Repeat all the material exactly; pictures stay out of your copy.

— Start Exercise data —

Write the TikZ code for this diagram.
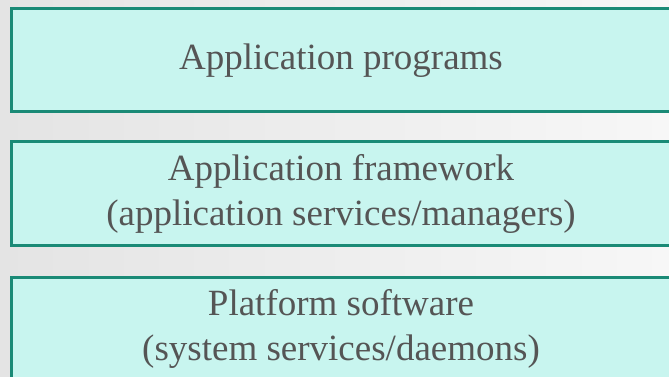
\documentclass[tikz,border=0pt]{standalone}
\usepackage{fontspec}
\setmainfont{Liberation Serif}
\usepackage{xcolor}
\usepackage{tikz}
\usetikzlibrary{positioning}
\definecolor{layerfill}{RGB}{200, 245, 239}
\definecolor{layerline}{RGB}{26, 138, 118}
\definecolor{layertext}{RGB}{85, 85, 85}
\definecolor{bgleft}{RGB}{228, 228, 228}
\definecolor{bgright}{RGB}{247, 247, 247}

\begin{document}
\begin{tikzpicture}[
    x=1pt, y=-1pt,
    node distance=30pt,
    layer/.style={draw=layerline, line width=3pt, fill=layerfill, outer sep=0pt,
        minimum width=660pt, minimum height=103pt, align=center, text=layertext,
        font=\fontsize{37}{45}\selectfont}
]
    \useasboundingbox (0,0) rectangle (669,377);
    \clip (0,0) rectangle (669,377);
    \shade[left color=bgleft, right color=bgright] (0,0) rectangle (669,377);

    \node[layer, anchor=north west] (programs) at (11,9) {Application programs};
    \node[layer, below=of programs] (framework) {Application framework\\(application services/managers)};
    \node[layer, below=32pt of framework] (platform) {Platform software\\(system services/daemons)};
\end{tikzpicture}
\end{document}
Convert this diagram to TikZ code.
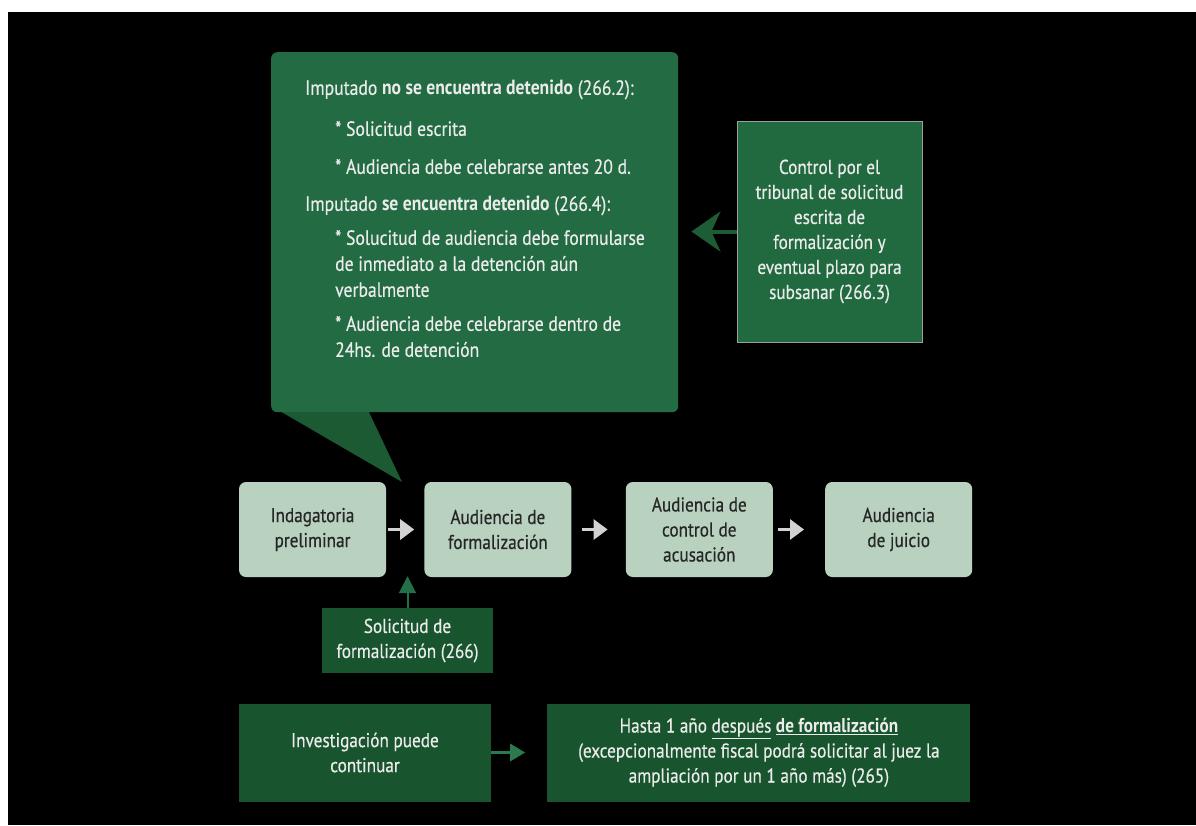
\documentclass[tikz,border=0pt]{standalone}
\usepackage{fontspec}
\setmainfont[FakeStretch=0.86,UprightFeatures={FakeBold=0.5}]{PT Sans}
\usetikzlibrary{positioning, arrows, arrows.meta}

\definecolor{callgreen}{HTML}{236B42}
\definecolor{tailgreen}{HTML}{1C5A34}
\definecolor{boxgreen}{HTML}{216A40}
\definecolor{darkgreen}{HTML}{18552E}
\definecolor{palegreen}{HTML}{B8D2BF}
\definecolor{arrowgray}{HTML}{D2D2D2}
\definecolor{upgreen}{HTML}{22704A}
\definecolor{backgreen}{HTML}{1E5C36}
\definecolor{lowgreen}{HTML}{2B7A4F}
\definecolor{txtlight}{HTML}{EBEBEB}

\begin{document}
\begin{tikzpicture}[x=1pt,y=-1pt,inner sep=0pt,>=latex',
  txt/.style={font=\fontsize{20}{25}\selectfont},
  stage/.style={txt,fill=palegreen,rounded corners=7pt,minimum width=147pt,minimum height=95pt,align=center,text=black!85},
  note/.style={txt,fill=darkgreen,align=center,text=txtlight},
  flow/.style={-{Triangle[length=14pt,width=20pt]},line width=3pt,arrowgray}]
\useasboundingbox (0,0) rectangle (1196,825);
\fill [white] (0,0) rectangle (1196,825);
\fill [black] (8,12) rectangle (1196,825);

% callout with the two cases
\fill [tailgreen] (278,410) -- (402,482) -- (368,410) -- cycle;
\draw node [fill=callgreen,rounded corners=6pt,minimum width=407pt,minimum height=360pt,anchor=north west] (Cond) at (271,52) {};
\draw node [font=\fontsize{20.5}{26}\selectfont,anchor=north west,align=left,text=txtlight] (CondTxt) at (305,80)
  {Imputado \textbf{no se encuentra detenido} (266.2):\\[15pt]
   \hspace*{30pt}* Solicitud escrita\\[12pt]
   \hspace*{30pt}* Audiencia debe celebrarse antes 20 d.\\[11pt]
   Imputado \textbf{se encuentra detenido} (266.4):\\[8pt]
   \hspace*{30pt}* Solucitud de audiencia debe formularse\\
   \hspace*{30pt}de inmediato a la detención aún\\
   \hspace*{30pt}verbalmente\\[8pt]
   \hspace*{30pt}* Audiencia debe celebrarse dentro de\\
   \hspace*{30pt}24hs. de detención};

\draw node [txt,fill=boxgreen,draw=gray!75,line width=1pt,minimum width=185pt,minimum height=221pt,align=center,text=txtlight] (Contr) at (829.5,231.5)
  {Control por el\\tribunal de solicitud\\escrita de\\formalización y\\eventual plazo para\\subsanar (266.3)};
\draw [-{Stealth[length=29pt,width=40pt,inset=9pt]},line width=4pt,backgreen] (Contr.west) -- ([xshift=13pt]Contr.west -| Cond.east);

% stages
\draw node [stage] (Indag) at (312.5,529.5) {Indagatoria\\preliminar};
\draw node [stage] [right=38pt of Indag] (Form) {Audiencia de\\formalización};
\draw node [stage] [right=54pt of Form] (Ctrl) {Audiencia de\\control de\\acusación};
\draw node [stage] [right=52pt of Ctrl] (Juicio) {Audiencia\\de juicio};
\draw [flow] ([xshift=2pt]Indag.east) -- ([xshift=-10pt]Form.west);
\draw [flow] ([xshift=10pt]Form.east) -- ([xshift=-18pt]Ctrl.west);
\draw [flow] ([xshift=5pt]Ctrl.east) -- ([xshift=-21pt]Juicio.west);

\draw node [note,minimum width=171pt,minimum height=65pt] (Solic) at (407.5,640.5) {Solicitud de\\formalización (266)};
\draw [-{Triangle[length=17pt,width=17pt]},line width=2pt,upgreen] (Solic.north) -- ([yshift=1pt]Solic.north |- Indag.south);

% investigation time limit
\draw node [note,minimum width=252pt,minimum height=98pt] (Invest) at (365,752.5) {Investigación puede\\continuar};
\draw node [note,minimum width=423pt,minimum height=98pt] [right=56pt of Invest] (Plazo)
  {Hasta 1 año \underline{después} \underline{\textbf{de formalización}}\\(excepcionalmente fiscal podrá solicitar al juez la\\ampliación por un 1 año más) (265)};
\draw [-{Triangle[length=15pt,width=17pt]},line width=3pt,lowgreen] (Invest.east) -- ([xshift=-22pt]Plazo.west);
\end{tikzpicture}
\end{document}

— End Exercise data —

> Completed task:
Write the TikZ code for this diagram.
\documentclass[tikz,border=0pt]{standalone}
\usepackage{fontspec}
\setmainfont{Liberation Serif}
\usepackage{xcolor}
\usepackage{tikz}
\usetikzlibrary{positioning}
\definecolor{layerfill}{RGB}{200, 245, 239}
\definecolor{layerline}{RGB}{26, 138, 118}
\definecolor{layertext}{RGB}{85, 85, 85}
\definecolor{bgleft}{RGB}{228, 228, 228}
\definecolor{bgright}{RGB}{247, 247, 247}

\begin{document}
\begin{tikzpicture}[
    x=1pt, y=-1pt,
    node distance=30pt,
    layer/.style={draw=layerline, line width=3pt, fill=layerfill, outer sep=0pt,
        minimum width=660pt, minimum height=103pt, align=center, text=layertext,
        font=\fontsize{37}{45}\selectfont}
]
    \useasboundingbox (0,0) rectangle (669,377);
    \clip (0,0) rectangle (669,377);
    \shade[left color=bgleft, right color=bgright] (0,0) rectangle (669,377);

    \node[layer, anchor=north west] (programs) at (11,9) {Application programs};
    \node[layer, below=of programs] (framework) {Application framework\\(application services/managers)};
    \node[layer, below=32pt of framework] (platform) {Platform software\\(system services/daemons)};
\end{tikzpicture}
\end{document}
Convert this diagram to TikZ code.
\documentclass[tikz,border=0pt]{standalone}
\usepackage{fontspec}
\setmainfont[FakeStretch=0.86,UprightFeatures={FakeBold=0.5}]{PT Sans}
\usetikzlibrary{positioning, arrows, arrows.meta}

\definecolor{callgreen}{HTML}{236B42}
\definecolor{tailgreen}{HTML}{1C5A34}
\definecolor{boxgreen}{HTML}{216A40}
\definecolor{darkgreen}{HTML}{18552E}
\definecolor{palegreen}{HTML}{B8D2BF}
\definecolor{arrowgray}{HTML}{D2D2D2}
\definecolor{upgreen}{HTML}{22704A}
\definecolor{backgreen}{HTML}{1E5C36}
\definecolor{lowgreen}{HTML}{2B7A4F}
\definecolor{txtlight}{HTML}{EBEBEB}

\begin{document}
\begin{tikzpicture}[x=1pt,y=-1pt,inner sep=0pt,>=latex',
  txt/.style={font=\fontsize{20}{25}\selectfont},
  stage/.style={txt,fill=palegreen,rounded corners=7pt,minimum width=147pt,minimum height=95pt,align=center,text=black!85},
  note/.style={txt,fill=darkgreen,align=center,text=txtlight},
  flow/.style={-{Triangle[length=14pt,width=20pt]},line width=3pt,arrowgray}]
\useasboundingbox (0,0) rectangle (1196,825);
\fill [white] (0,0) rectangle (1196,825);
\fill [black] (8,12) rectangle (1196,825);

% callout with the two cases
\fill [tailgreen] (278,410) -- (402,482) -- (368,410) -- cycle;
\draw node [fill=callgreen,rounded corners=6pt,minimum width=407pt,minimum height=360pt,anchor=north west] (Cond) at (271,52) {};
\draw node [font=\fontsize{20.5}{26}\selectfont,anchor=north west,align=left,text=txtlight] (CondTxt) at (305,80)
  {Imputado \textbf{no se encuentra detenido} (266.2):\\[15pt]
   \hspace*{30pt}* Solicitud escrita\\[12pt]
   \hspace*{30pt}* Audiencia debe celebrarse antes 20 d.\\[11pt]
   Imputado \textbf{se encuentra detenido} (266.4):\\[8pt]
   \hspace*{30pt}* Solucitud de audiencia debe formularse\\
   \hspace*{30pt}de inmediato a la detención aún\\
   \hspace*{30pt}verbalmente\\[8pt]
   \hspace*{30pt}* Audiencia debe celebrarse dentro de\\
   \hspace*{30pt}24hs. de detención};

\draw node [txt,fill=boxgreen,draw=gray!75,line width=1pt,minimum width=185pt,minimum height=221pt,align=center,text=txtlight] (Contr) at (829.5,231.5)
  {Control por el\\tribunal de solicitud\\escrita de\\formalización y\\eventual plazo para\\subsanar (266.3)};
\draw [-{Stealth[length=29pt,width=40pt,inset=9pt]},line width=4pt,backgreen] (Contr.west) -- ([xshift=13pt]Contr.west -| Cond.east);

% stages
\draw node [stage] (Indag) at (312.5,529.5) {Indagatoria\\preliminar};
\draw node [stage] [right=38pt of Indag] (Form) {Audiencia de\\formalización};
\draw node [stage] [right=54pt of Form] (Ctrl) {Audiencia de\\control de\\acusación};
\draw node [stage] [right=52pt of Ctrl] (Juicio) {Audiencia\\de juicio};
\draw [flow] ([xshift=2pt]Indag.east) -- ([xshift=-10pt]Form.west);
\draw [flow] ([xshift=10pt]Form.east) -- ([xshift=-18pt]Ctrl.west);
\draw [flow] ([xshift=5pt]Ctrl.east) -- ([xshift=-21pt]Juicio.west);

\draw node [note,minimum width=171pt,minimum height=65pt] (Solic) at (407.5,640.5) {Solicitud de\\formalización (266)};
\draw [-{Triangle[length=17pt,width=17pt]},line width=2pt,upgreen] (Solic.north) -- ([yshift=1pt]Solic.north |- Indag.south);

% investigation time limit
\draw node [note,minimum width=252pt,minimum height=98pt] (Invest) at (365,752.5) {Investigación puede\\continuar};
\draw node [note,minimum width=423pt,minimum height=98pt] [right=56pt of Invest] (Plazo)
  {Hasta 1 año \underline{después} \underline{\textbf{de formalización}}\\(excepcionalmente fiscal podrá solicitar al juez la\\ampliación por un 1 año más) (265)};
\draw [-{Triangle[length=15pt,width=17pt]},line width=3pt,lowgreen] (Invest.east) -- ([xshift=-22pt]Plazo.west);
\end{tikzpicture}
\end{document}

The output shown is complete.